Wednesday, March 19, 2008
Monday, March 17, 2008
Saturday, March 15, 2008
Wednesday, March 12, 2008
My first show at the Fireside…
It was the summer before my freshman year in high school, so that would make it summer of 2000. I was 13 years old. I was taking classes at the Art Institute, and I met this guy Andrew who had a Lawrence Arms patch on his bag. He told me he was going to see them at the Fireside Bowl and that I should meet him there. I don’t think he knew I was only 13. I lied to my parents about who I was going with, and took the red line to Fullerton and then took the bus there. When I walked through the bar to get to the show, a guy with a big neck tattoo offered to buy me a beer. He didn't know I was 13 either. There was a guy there who I would later become great friends with who ran a mailing list, I can't remember the name of it though.
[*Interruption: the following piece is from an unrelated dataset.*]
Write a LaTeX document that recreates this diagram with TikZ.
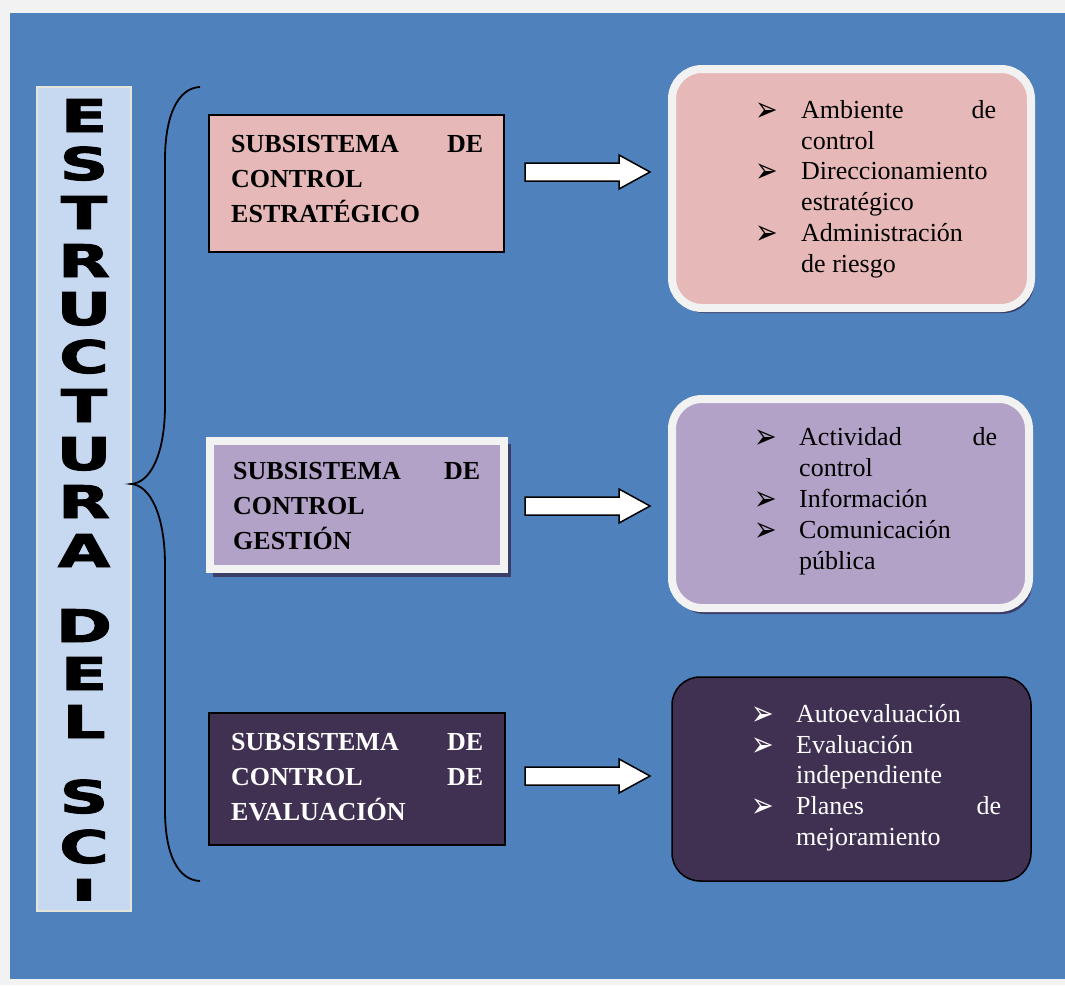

His name is Bobby, and he went by the moniker JimBobLove. He was really into the fireside and promoting shows there and hanging out with people. I later became his stand-in for the mailing list, taking down people's email addresses to send them the weekly local show list. It was so hot and sweaty inside but nobody cared at all. I remember going to the bathroom and seeing a purple condom in the toilet. Why anyone would have sex in that bathroom is completely beyond me. The show was great, but I never saw or heard from Andrew again.
I get kind of mad when I go by the fireside and it is still there. I wish it was gone, or still as awesome as it used to be.
I was at a Dillinger Escape Plan show where they tore down ceiling panels. I felt like I witnessed history. I felt like every show at the fireside I was witnessing history. And I think I did.